A Director of Land Securities, the FTSE 100 company who are the developers behind the planned destruction of Lodge Hill SSSI, was about to be appointed as a Trustee of London Wildlife Trust. Marc Cadwaladr had been about to be brought onto the LWT Trustee Board for his “fantastic finance skills along with experience with one of London’s largest property developers”. Financial skills, and perhaps his numerous contacts in the City, who could provide philanthropic support for the charity.
At the last minute he has withdrawn from the appointment saying “it doesn’t feel right to let my name go forward for election as a trustee of the London Wildlife Trust.”
Given that Medway approved planning permission for Lodge Hill SSSI to be destroyed by Land Securities on the 5th September, it does make one wonder why he felt that it was right to become a Trustee of a wildlife charity at that point, and indeed for the preceding period when Land Securities had been planning the destruction of Lodge Hill (about 5 years.)
The article emphasises the fact that Charity Trustees act as individuals and should not seek to influence the work of the Charity to benefit their business interests, and I am sure that Mr Cadwaladr would not have had the slightest intention of doing that.
But there is another prospect: that Land Securities would have benefited from one of their Directors being a Trustee of a prominent wildlife charity. Perhaps it might have put them in a different, more positive light when appearing at a Public Inquiry, defending their “mitigation” proposals for Lodge Hill, for example: or Biodiversity Offsetting as it is also known. Mitigation proposals which include moving Lodge Hill’s nightingales to an SPA salt marsh in Essex, and moving over 30ha of nationally important scrub/grassland mosaic to an adjacent farm.

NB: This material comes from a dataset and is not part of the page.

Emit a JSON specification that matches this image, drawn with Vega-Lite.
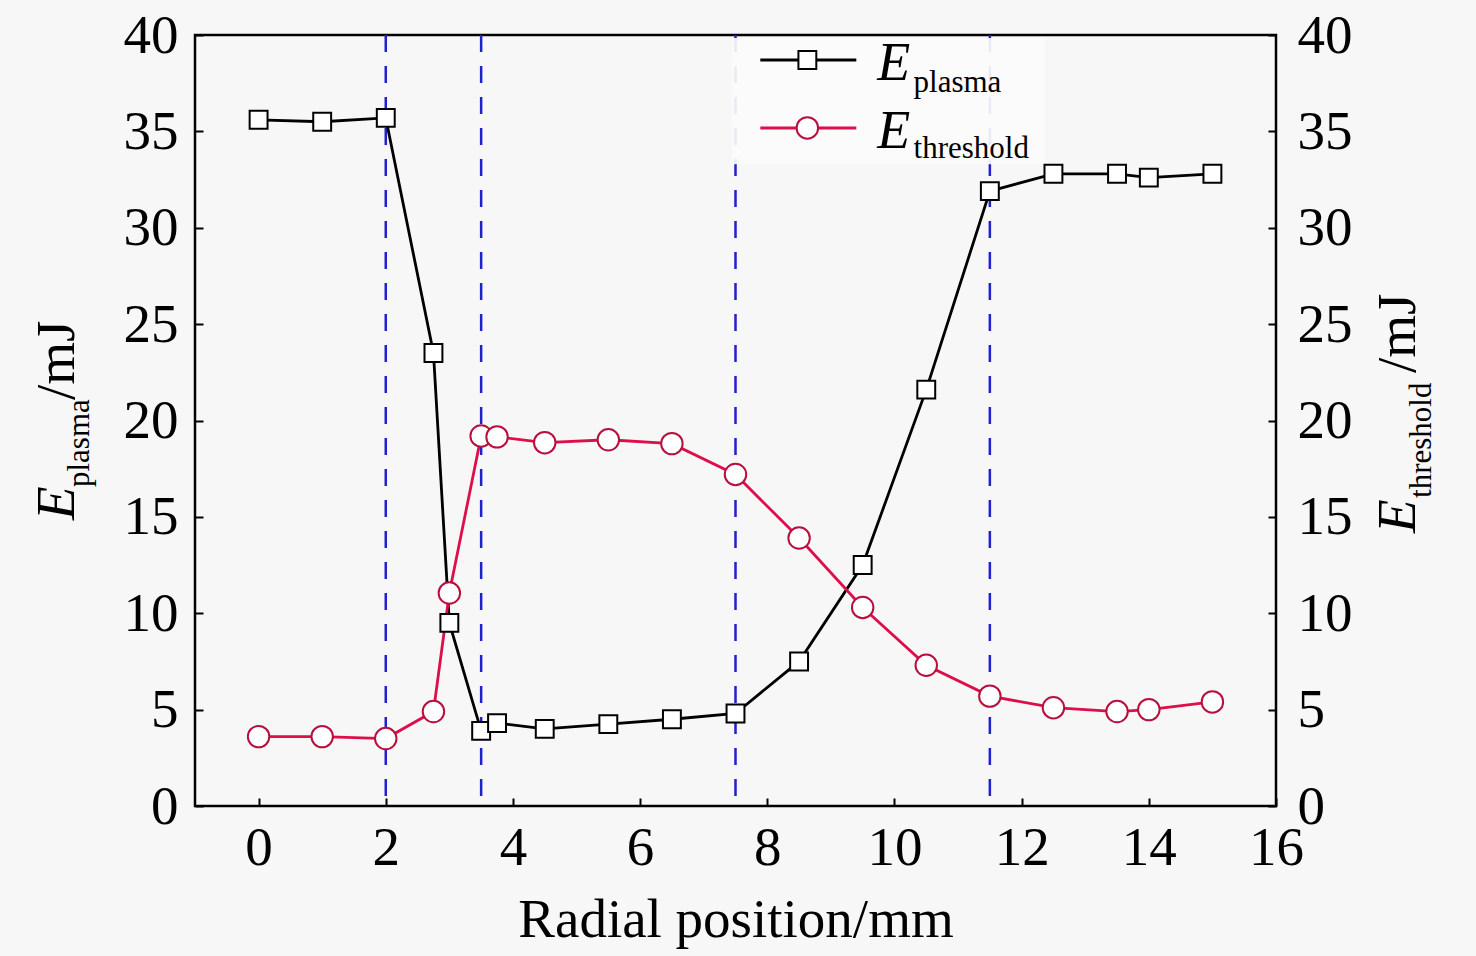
{
  "$schema": "https://vega.github.io/schema/vega-lite/v6.json",
  "width": 1081,
  "height": 771,
  "autosize": {"type": "none"},
  "padding": {"left": 195, "top": 35, "right": 200, "bottom": 150},
  "background": "#f7f7f7",
  "config": {
    "view": {"stroke": "black", "strokeWidth": 2.5},
    "font": "Liberation Serif",
    "axis": {
      "grid": false,
      "domain": false,
      "labelFont": "Liberation Serif",
      "labelFontSize": 55,
      "labelColor": "black",
      "labelOverlap": false,
      "labelFlush": false,
      "tickColor": "black",
      "tickWidth": 2,
      "tickSize": 8,
      "offset": -8,
      "titleFont": "Liberation Serif",
      "titleFontWeight": "normal",
      "titleColor": "black"
    }
  },
  "datasets": {
    "energy": [
      {"r": 0, "E": 35.6, "series": "plasma"},
      {"r": 1, "E": 35.5, "series": "plasma"},
      {"r": 2, "E": 35.7, "series": "plasma"},
      {"r": 2.75, "E": 23.5, "series": "plasma"},
      {"r": 3, "E": 9.5, "series": "plasma"},
      {"r": 3.5, "E": 3.9, "series": "plasma"},
      {"r": 3.75, "E": 4.3, "series": "plasma"},
      {"r": 4.5, "E": 4.0, "series": "plasma"},
      {"r": 5.5, "E": 4.25, "series": "plasma"},
      {"r": 6.5, "E": 4.5, "series": "plasma"},
      {"r": 7.5, "E": 4.8, "series": "plasma"},
      {"r": 8.5, "E": 7.5, "series": "plasma"},
      {"r": 9.5, "E": 12.5, "series": "plasma"},
      {"r": 10.5, "E": 21.6, "series": "plasma"},
      {"r": 11.5, "E": 31.9, "series": "plasma"},
      {"r": 12.5, "E": 32.8, "series": "plasma"},
      {"r": 13.5, "E": 32.8, "series": "plasma"},
      {"r": 14, "E": 32.6, "series": "plasma"},
      {"r": 15, "E": 32.8, "series": "plasma"},
      {"r": 0, "E": 3.6, "series": "threshold"},
      {"r": 1, "E": 3.6, "series": "threshold"},
      {"r": 2, "E": 3.5, "series": "threshold"},
      {"r": 2.75, "E": 4.9, "series": "threshold"},
      {"r": 3, "E": 11.05, "series": "threshold"},
      {"r": 3.5, "E": 19.2, "series": "threshold"},
      {"r": 3.75, "E": 19.15, "series": "threshold"},
      {"r": 4.5, "E": 18.85, "series": "threshold"},
      {"r": 5.5, "E": 19.0, "series": "threshold"},
      {"r": 6.5, "E": 18.8, "series": "threshold"},
      {"r": 7.5, "E": 17.2, "series": "threshold"},
      {"r": 8.5, "E": 13.9, "series": "threshold"},
      {"r": 9.5, "E": 10.3, "series": "threshold"},
      {"r": 10.5, "E": 7.3, "series": "threshold"},
      {"r": 11.5, "E": 5.7, "series": "threshold"},
      {"r": 12.5, "E": 5.1, "series": "threshold"},
      {"r": 13.5, "E": 4.9, "series": "threshold"},
      {"r": 14, "E": 5.0, "series": "threshold"},
      {"r": 15, "E": 5.4, "series": "threshold"}
    ],
    "bounds": [{"r": 2}, {"r": 3.5}, {"r": 7.5}, {"r": 11.5}],
    "one": [{}]
  },
  "layer": [
    {
      "layer": [
        {
          "data": {"name": "bounds"},
          "mark": {"type": "rule", "color": "#2020cc", "strokeWidth": 2.5, "strokeDash": [17, 14]},
          "encoding": {
            "x": {"field": "r", "type": "quantitative", "scale": {"domain": [-1, 16], "nice": false, "zero": false}}
          }
        },
        {
          "data": {"name": "one"},
          "mark": {"type": "rect", "fill": "#fbfbfb", "opacity": 0.92},
          "encoding": {
            "x": {"datum": 7.44, "type": "quantitative", "scale": {"domain": [-1, 16], "nice": false, "zero": false}},
            "x2": {"datum": 12.37},
            "y": {"datum": 39.85, "type": "quantitative", "scale": {"domain": [0, 40], "nice": false}},
            "y2": {"datum": 33.3}
          }
        },
        {
          "data": {"name": "energy"},
          "mark": {"type": "line", "strokeWidth": 2.8},
          "encoding": {
            "x": {
              "field": "r", "type": "quantitative",
              "scale": {"domain": [-1, 16], "nice": false, "zero": false},
              "axis": {"values": [0, 2, 4, 6, 8, 10, 12, 14, 16], "format": "d", "title": "Radial position/mm", "titleFontSize": 55, "titleBaseline": "alphabetic", "titleY": 138, "labelPadding": 15}
            },
            "y": {
              "field": "E", "type": "quantitative",
              "scale": {"domain": [0, 40], "nice": false},
              "axis": {"values": [0, 5, 10, 15, 20, 25, 30, 35, 40], "format": "d", "title": "", "labelPadding": 17}
            },
            "color": {"field": "series", "type": "nominal", "scale": {"domain": ["plasma", "threshold"], "range": ["black", "#dc0f4b"]}, "legend": null}
          }
        },
        {
          "data": {"name": "one"},
          "mark": {"type": "rule", "color": "black", "strokeWidth": 3},
          "encoding": {
            "x": {"datum": 7.89, "type": "quantitative", "scale": {"domain": [-1, 16], "nice": false, "zero": false}},
            "x2": {"datum": 9.4},
            "y": {"datum": 38.7, "type": "quantitative", "scale": {"domain": [0, 40], "nice": false}}
          }
        },
        {
          "data": {"name": "one"},
          "mark": {"type": "rule", "color": "#dc0f4b", "strokeWidth": 3},
          "encoding": {
            "x": {"datum": 7.89, "type": "quantitative", "scale": {"domain": [-1, 16], "nice": false, "zero": false}},
            "x2": {"datum": 9.4},
            "y": {"datum": 35.18, "type": "quantitative", "scale": {"domain": [0, 40], "nice": false}}
          }
        },
        {
          "data": {"name": "one"},
          "mark": {"type": "point", "shape": "square", "filled": true, "fill": "white", "stroke": "black", "strokeWidth": 2, "size": 320, "opacity": 1},
          "encoding": {
            "x": {"datum": 8.63, "type": "quantitative", "scale": {"domain": [-1, 16], "nice": false, "zero": false}},
            "y": {"datum": 38.7, "type": "quantitative", "scale": {"domain": [0, 40], "nice": false}}
          }
        },
        {
          "data": {"name": "one"},
          "mark": {"type": "point", "shape": "circle", "filled": true, "fill": "white", "stroke": "#b8103e", "strokeWidth": 2, "size": 460, "opacity": 1},
          "encoding": {
            "x": {"datum": 8.63, "type": "quantitative", "scale": {"domain": [-1, 16], "nice": false, "zero": false}},
            "y": {"datum": 35.18, "type": "quantitative", "scale": {"domain": [0, 40], "nice": false}}
          }
        },
        {
          "data": {"name": "one"},
          "mark": {"type": "text", "text": "E", "fontStyle": "italic", "fontSize": 54, "align": "left", "baseline": "alphabetic", "font": "Liberation Serif"},
          "encoding": {
            "x": {"datum": 9.73, "type": "quantitative", "scale": {"domain": [-1, 16], "nice": false, "zero": false}},
            "y": {"datum": 37.67, "type": "quantitative", "scale": {"domain": [0, 40], "nice": false}}
          }
        },
        {
          "data": {"name": "one"},
          "mark": {"type": "text", "text": "plasma", "fontSize": 31, "align": "left", "baseline": "alphabetic", "font": "Liberation Serif"},
          "encoding": {
            "x": {"datum": 10.3, "type": "quantitative", "scale": {"domain": [-1, 16], "nice": false, "zero": false}},
            "y": {"datum": 37.04, "type": "quantitative", "scale": {"domain": [0, 40], "nice": false}}
          }
        },
        {
          "data": {"name": "one"},
          "mark": {"type": "text", "text": "E", "fontStyle": "italic", "fontSize": 54, "align": "left", "baseline": "alphabetic", "font": "Liberation Serif"},
          "encoding": {
            "x": {"datum": 9.73, "type": "quantitative", "scale": {"domain": [-1, 16], "nice": false, "zero": false}},
            "y": {"datum": 34.14, "type": "quantitative", "scale": {"domain": [0, 40], "nice": false}}
          }
        },
        {
          "data": {"name": "one"},
          "mark": {"type": "text", "text": "threshold", "fontSize": 31, "align": "left", "baseline": "alphabetic", "font": "Liberation Serif"},
          "encoding": {
            "x": {"datum": 10.3, "type": "quantitative", "scale": {"domain": [-1, 16], "nice": false, "zero": false}},
            "y": {"datum": 33.62, "type": "quantitative", "scale": {"domain": [0, 40], "nice": false}}
          }
        },
        {
          "data": {"name": "one"},
          "mark": {"type": "text", "text": "E", "fontStyle": "italic", "fontSize": 55, "angle": 270, "align": "left", "baseline": "alphabetic", "font": "Liberation Serif"},
          "encoding": {
            "x": {"datum": -2.91, "type": "quantitative", "scale": {"domain": [-1, 16], "nice": false, "zero": false}},
            "y": {"datum": 14.84, "type": "quantitative", "scale": {"domain": [0, 40], "nice": false}}
          }
        },
        {
          "data": {"name": "one"},
          "mark": {"type": "text", "text": "plasma", "fontSize": 31, "angle": 270, "align": "left", "baseline": "alphabetic", "font": "Liberation Serif"},
          "encoding": {
            "x": {"datum": -2.66, "type": "quantitative", "scale": {"domain": [-1, 16], "nice": false, "zero": false}},
            "y": {"datum": 16.55, "type": "quantitative", "scale": {"domain": [0, 40], "nice": false}}
          }
        },
        {
          "data": {"name": "one"},
          "mark": {"type": "text", "text": "/mJ", "fontSize": 55, "angle": 270, "align": "left", "baseline": "alphabetic", "font": "Liberation Serif"},
          "encoding": {
            "x": {"datum": -2.91, "type": "quantitative", "scale": {"domain": [-1, 16], "nice": false, "zero": false}},
            "y": {"datum": 21.06, "type": "quantitative", "scale": {"domain": [0, 40], "nice": false}}
          }
        },
        {
          "data": {"name": "one"},
          "mark": {"type": "text", "text": "E", "fontStyle": "italic", "fontSize": 55, "angle": 270, "align": "left", "baseline": "alphabetic", "font": "Liberation Serif"},
          "encoding": {
            "x": {"datum": 18.19, "type": "quantitative", "scale": {"domain": [-1, 16], "nice": false, "zero": false}},
            "y": {"datum": 14.16, "type": "quantitative", "scale": {"domain": [0, 40], "nice": false}}
          }
        },
        {
          "data": {"name": "one"},
          "mark": {"type": "text", "text": "threshold", "fontSize": 31, "angle": 270, "align": "left", "baseline": "alphabetic", "font": "Liberation Serif"},
          "encoding": {
            "x": {"datum": 18.43, "type": "quantitative", "scale": {"domain": [-1, 16], "nice": false, "zero": false}},
            "y": {"datum": 15.98, "type": "quantitative", "scale": {"domain": [0, 40], "nice": false}}
          }
        },
        {
          "data": {"name": "one"},
          "mark": {"type": "text", "text": "/mJ", "fontSize": 55, "angle": 270, "align": "left", "baseline": "alphabetic", "font": "Liberation Serif"},
          "encoding": {
            "x": {"datum": 18.19, "type": "quantitative", "scale": {"domain": [-1, 16], "nice": false, "zero": false}},
            "y": {"datum": 22.46, "type": "quantitative", "scale": {"domain": [0, 40], "nice": false}}
          }
        }
      ]
    },
    {
      "data": {"name": "energy"},
      "mark": {"type": "point", "filled": true, "fill": "white", "strokeWidth": 2, "opacity": 1},
      "encoding": {
        "x": {
          "field": "r", "type": "quantitative",
          "scale": {"domain": [-1, 16], "nice": false, "zero": false},
          "axis": {"values": [0, 2, 4, 6, 8, 10, 12, 14, 16], "format": "d", "title": "Radial position/mm", "titleFontSize": 55, "titleBaseline": "alphabetic", "titleY": 138, "labelPadding": 15}
        },
        "y": {
          "field": "E", "type": "quantitative",
          "scale": {"domain": [0, 40], "nice": false},
          "axis": {"orient": "right", "values": [0, 5, 10, 15, 20, 25, 30, 35, 40], "format": "d", "title": "", "labelPadding": 21}
        },
        "stroke": {"field": "series", "type": "nominal", "scale": {"domain": ["plasma", "threshold"], "range": ["black", "#b8103e"]}, "legend": null},
        "shape": {"field": "series", "type": "nominal", "scale": {"domain": ["plasma", "threshold"], "range": ["square", "circle"]}, "legend": null},
        "size": {"field": "series", "type": "nominal", "scale": {"domain": ["plasma", "threshold"], "range": [320, 460]}, "legend": null}
      }
    }
  ],
  "resolve": {"scale": {"y": "independent"}}
}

To whom would you be minded to offer commiserations I wonder?
Check out via Charity Commission the trustees of many of the Wildlife Trusts and indeed many other high profile charities, ok it may be deemed sceptical but one might be forgiven for concluding that many were using the positions as you describe.
Check out how many charities now have very strict appointment criteria, changes pushed through have seen many new trustees being invited rather than nominated from rank and file membership.
If financial contributions can secure a peerage, then greenwash or inside influence is easily arranged?
Thanks mud lark. It was interesting that LWT were originally “appointing” the new trustees, but they have now amended the wording to indicate the membership would have the opportunity to vote on them. Perhaps when Mr Cadwaladr realised his appointment might be challenged from the floor, he developed cold feet. Who knows?
According to a report in the Guardian …. LWT, which had said trustees could be appointed without a ballot of members since there are five vacancies, later clarified the issue saying members could vote either by attending the annual meeting or by arranging proxy votes.
Maybe I misread the report but if there were only sufficient nominations to fill vacancies then he had a safe ride. As for developers suffering cold feet, nah …. they’re like politicians, brazen in pursuit of serving self interest? I’m sure there are some of integrity out there and in the meantime of meeting them I remain a realistic agnostic!
In the interim would a WT or indeed any charity risk a membership rebellion at an AGM?
Hi Mark, it’s all a bit murky isn’t it? I’d keep an eye on goings on at LWT over the coming weeks, I predict a backlash to this little underhand move from staff and members. http://bit.ly/1vnSEEI
Thanks Spike. Anyone know what happened at the AGM yesterday?